Background: An “empty sella” is characterised by a sella turcica filled with cerebrospinal fluid. It is called primary when the empty sella is not linked to any pathological process of the pituitary itself. The prevalence of empty sella has been reported in up to 38% of imaging studies. Some patients may present with endocrine, neurological and ophthalmological symptoms due to the aberrant anatomy of the sellar region. The aim of this study was to analyse clinical presentation, hormonal function and subgroups of the studied primary empty sella population. A second goal was to examine brain imaging and investigate if an association exists between the degree of severity of empty sella and hormonal dysfunction in the examined patients.

Methods: A search-query for “empty sella” was executed throughout the medical records of the university hospital of Brussels for the period from January 2007 to September 2017. Patients with primary empty sella (PES) were selected and basic patient characteristics, hormonal laboratory results and brain imaging were retrospectively analysed. Patients were divided into a moderate and severe PES group, according to pituitary height loss.

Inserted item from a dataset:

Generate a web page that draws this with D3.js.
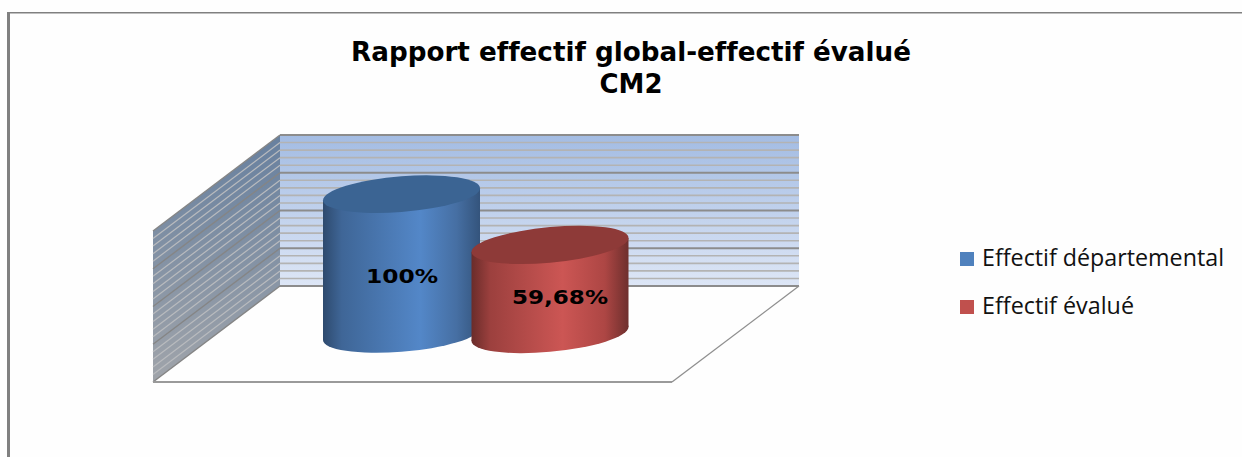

Results: One-hundred-thirty-six patients with PES were included. Hormonal dysfunction was observed in 14.7% of the studied population. Growth hormone deficiency and secondary hypogonadism were the most prevalent hormonal dysfunctions in the studied population. These hormonal abnormalities were more frequent in patients with a severe PES compared to patients with a moderate PES. A statistically significant difference was not demonstrated.

Conclusion: A trend was observed between the degree of severity of PES and the occurrence of some hormonal abnormalities. Since hormonal dysfunction did not exclusively occur in patients with severe PES, we suggest that all PES patients should be clinically evaluated and assessed for hormonal dysfunction by an endocrinologist. Further research is needed to define a clear radiological cut-off for empty sella.